Labor Roundup

CLUW urges local unions to mentor for women in the workplace. Mentoring is a recognized tool for career and union development, particularly for women, and “mentoring circles” – a group of peers (6–10 people) led by a facilitator – offer a powerful variation on the traditional model, according to the Coalition of Labor Union Women (CLUW).

CLUW president Connie Leak said the group is encouraging its chapters and union women’s committees to initiate and sustain them.

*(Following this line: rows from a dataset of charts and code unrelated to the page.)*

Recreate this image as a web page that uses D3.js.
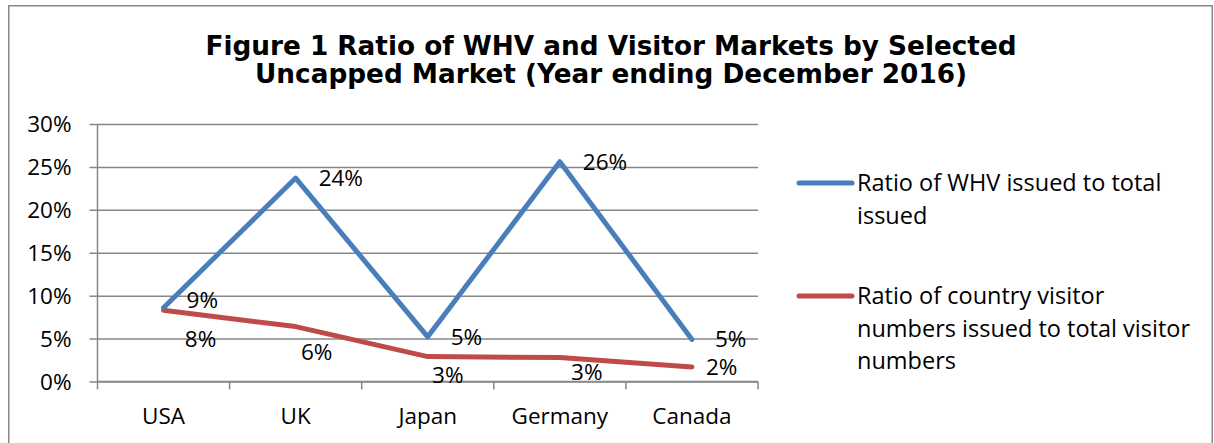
<!DOCTYPE html>
<html>
<head>
<meta charset="utf-8">
<script src="https://cdn.jsdelivr.net/npm/d3@7"></script>
<style>
  body { margin: 0; background: #fff; }
  svg { display: block; }
</style>
</head>
<body>
<svg width="1214" height="443"></svg>
<script>
// chart values
const categories = ["USA", "UK", "Japan", "Germany", "Canada"];
const whvRatio = [8.6, 23.7, 5.2, 25.6, 4.9];
const visitorRatio = [8.3, 6.4, 2.9, 2.8, 1.7];
const whvLabels = ["9%", "24%", "5%", "26%", "5%"];
const visitorLabels = ["8%", "6%", "3%", "3%", "2%"];
const yTicks = [0, 5, 10, 15, 20, 25, 30];
const titleLines = [
    "Figure 1 Ratio of WHV and Visitor Markets by Selected",
    "Uncapped Market (Year ending December 2016)"
];
const legendItems = [
    {lines: ["Ratio of WHV issued to total", "issued"], color: "#4a7ebb"},
    {lines: ["Ratio of country visitor", "numbers issued to total visitor", "numbers"], color: "#be4b48"}
];

const svg = d3.select("svg");
const font = "'Open Sans', 'Noto Sans', sans-serif";
const gridColor = "#878787";
const textSize = 22.5;

// outer frame (no bottom edge visible)
svg.append("path")
    .attr("d", "M8.75,443 V5.75 H1212.25 V443")
    .attr("fill", "none")
    .attr("stroke", "#888")
    .attr("stroke-width", 1.5);

// title
svg.append("g").selectAll("text")
    .data(titleLines)
    .join("text")
    .attr("x", 611)
    .attr("y", (d, i) => 55 + i * 28)
    .attr("text-anchor", "middle")
    .attr("font-family", "'DejaVu Sans', Verdana, sans-serif")
    .attr("font-weight", "bold")
    .attr("font-size", 26.3)
    .attr("fill", "#000")
    .text(d => d);

const plot = {left: 97.5, right: 758, top: 124, bottom: 381.5};

const x = d3.scaleBand()
    .domain(categories)
    .range([plot.left, plot.right]);

const y = d3.scaleLinear()
    .domain([0, 30])
    .range([plot.bottom, plot.top]);

// gridlines + y axis
const yAxis = svg.append("g")
    .attr("transform", `translate(${plot.left},0)`)
    .call(d3.axisLeft(y)
        .tickValues(yTicks)
        .tickSize(-(plot.right - plot.left))
        .tickFormat(d => d + "%"));
yAxis.select(".domain").remove();
yAxis.selectAll(".tick line")
    .attr("x1", -8)
    .attr("stroke", gridColor)
    .attr("stroke-width", 1.5);
yAxis.selectAll(".tick text")
    .attr("x", -26)
    .attr("dy", "0.35em")
    .attr("font-family", font)
    .attr("font-size", textSize)
    .attr("fill", "#000");

// y axis line
svg.append("line")
    .attr("x1", plot.left).attr("x2", plot.left)
    .attr("y1", plot.top).attr("y2", plot.bottom)
    .attr("stroke", gridColor)
    .attr("stroke-width", 1.5);

// x axis with ticks at band edges
const xAxis = svg.append("g")
    .attr("transform", `translate(0,${plot.bottom})`);
xAxis.append("line")
    .attr("x1", plot.left).attr("x2", plot.right)
    .attr("stroke", gridColor)
    .attr("stroke-width", 1.5);
const edges = categories.map(c => x(c)).concat([plot.right]);
xAxis.selectAll(".edge")
    .data(edges)
    .join("line")
    .attr("class", "edge")
    .attr("x1", d => d).attr("x2", d => d)
    .attr("y1", 0).attr("y2", 8)
    .attr("stroke", gridColor)
    .attr("stroke-width", 1.5);
xAxis.selectAll("text")
    .data(categories)
    .join("text")
    .attr("x", d => x(d) + x.bandwidth() / 2)
    .attr("y", 42)
    .attr("text-anchor", "middle")
    .attr("font-family", font)
    .attr("font-size", textSize)
    .attr("fill", "#000")
    .text(d => d);

const cx = d => x(d) + x.bandwidth() / 2;

const line = d3.line()
    .x((d, i) => cx(categories[i]))
    .y(d => y(d));

[[visitorRatio, legendItems[1].color], [whvRatio, legendItems[0].color]].forEach(([vals, color]) => {
    svg.append("path")
        .attr("d", line(vals))
        .attr("fill", "none")
        .attr("stroke", color)
        .attr("stroke-width", 5)
        .attr("stroke-linejoin", "round")
        .attr("stroke-linecap", "round");
});

// data labels
const labelStyle = (sel, size) => sel
    .attr("font-family", font)
    .attr("font-size", size || textSize)
    .attr("fill", "#000");

svg.append("g").selectAll("text")
    .data(whvRatio)
    .join("text")
    .attr("x", (d, i) => cx(categories[i]) + 23)
    .attr("y", (d, i) => y(d) + (i === 0 ? -8 : 0))
    .attr("dy", "0.35em")
    .call(labelStyle)
    .text((d, i) => whvLabels[i]);

svg.append("g").selectAll("text")
    .data(visitorRatio)
    .join("text")
    .attr("x", (d, i) => i === 4 ? cx(categories[i]) + 14 : cx(categories[i]) + [37, 21, 20, 27][i])
    .attr("y", (d, i) => i === 4 ? y(d) : y(d) + [29, 26, 19, 15][i])
    .attr("dy", "0.35em")
    .attr("text-anchor", (d, i) => i === 4 ? "start" : "middle")
    .call(labelStyle)
    .text((d, i) => visitorLabels[i]);

// legend
const legend = svg.append("g");
const legendY = [183, 296];
legendItems.forEach((item, k) => {
    const g = legend.append("g").attr("transform", `translate(0,${legendY[k]})`);
    g.append("line")
        .attr("x1", 799).attr("x2", 852)
        .attr("stroke", item.color)
        .attr("stroke-width", 5)
        .attr("stroke-linecap", "round");
    g.selectAll("text")
        .data(item.lines)
        .join("text")
        .attr("x", 857)
        .attr("y", (d, i) => 8 + i * 32.5)
        .call(labelStyle, 23.5)
        .text(d => d);
});
</script>
</body>
</html>
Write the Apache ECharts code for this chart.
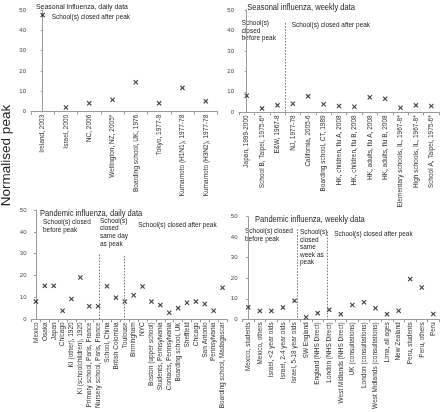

“Some of us have been lucky to have had a mentor…to have been taken under the wing of a more senior adviser/mentor — someone who taught us the ropes, the ‘unspoken’ rules, the unwritten politics of the union,” Leak commented. “Unfortunately, for women and minorities, what I have just described is most often the exception rather than the rule, as most mentors are men and we know that men most often seek out a mentee who looks like them or looked like them 25 years ago. That excludes many women and minorities.”

“The Next Generation: A Handbook for Mentoring Future Union Leaders” handbook focuses on the creation of mentoring programs. Available online from www.bergermarks.org, it notes that mentoring circles can be easier to launch and maintain than one-on-one programs.

Nurses union again brings single-payer campaign to Washington. National Nurses United, one of labor’s leading proponents of government-run, single-payer national health care, brought that campaign again to Washington last month, endorsing a comprehensive proposal by the Physicians for a National Health Plan.

Karen Higgins, RN, one of four NNU co-presidents, championed single-payer in remarks at the National Press Club. NNU, the Steelworkers and 19 other unions actively support single-payer, also named Medicare For All, and polls show huge backing for it.

“NNU enthusiastically supports the PNHP proposal for ‘Moving Forward from the Affordable Care Act to a Single-Payer System,’” Higgins stated. “This updated approach to achieving guaranteed healthcare for all is an essential for the health of our country, and to provide the health security our patients desperately need.

“Nurses work on the front lines with doctors within our dysfunctional healthcare system, which is dominated by private insurers, drug companies and corporate hospital chains that put their bottom line ahead of patient needs,” she continued. “Under the PNHP proposal, the healthcare system would be the opposite of an industry devoted to revenue. “

Sen. Bernie Sanders, Ind.-Vt., the Democratic presidential hopeful NNU endorsed, is the prime single-payer Senate sponsor, while veteran Rep. John Conyers, D-Mich., pushes it in the U.S. House. But whether the Republican-run Congress or the Democratic Obama administration will listen is another matter.

Obama pushed the Affordable Care Act, minus a single-payer provision or even the weaker “public option,” through a then-Democratic Congress in his first term. And the GOP wants to repeal ACA without replacing it, throwing Americans to insurance company wolves.

NLRB rules for UAW in win at Volkswagen in Chattanooga. The National Labor Relations Board has ruled 2-1 for the United Auto Workers in their successful campaign to unionize 160 skilled trades workers at Volkswagen of America’s Chattanooga, Tenn., plant. The board majority rejected the company’s attempt to add more workers before the vote last December.

Teamsters add big group of San Diego nurses. By a 70 percent-30 percent margin, nurses at Rady Children’s Hospital in San Diego have voted to merge their independent, 1,700-member union into the Teamsters.

Katie Langenstrass, RN and director of United Nurses of Children’s Hospital, said, “This was a clear choice that our members made to reaffirm their commitment to the mission of Children’s Hospital, while voicing their need for a better future for themselves and their families.”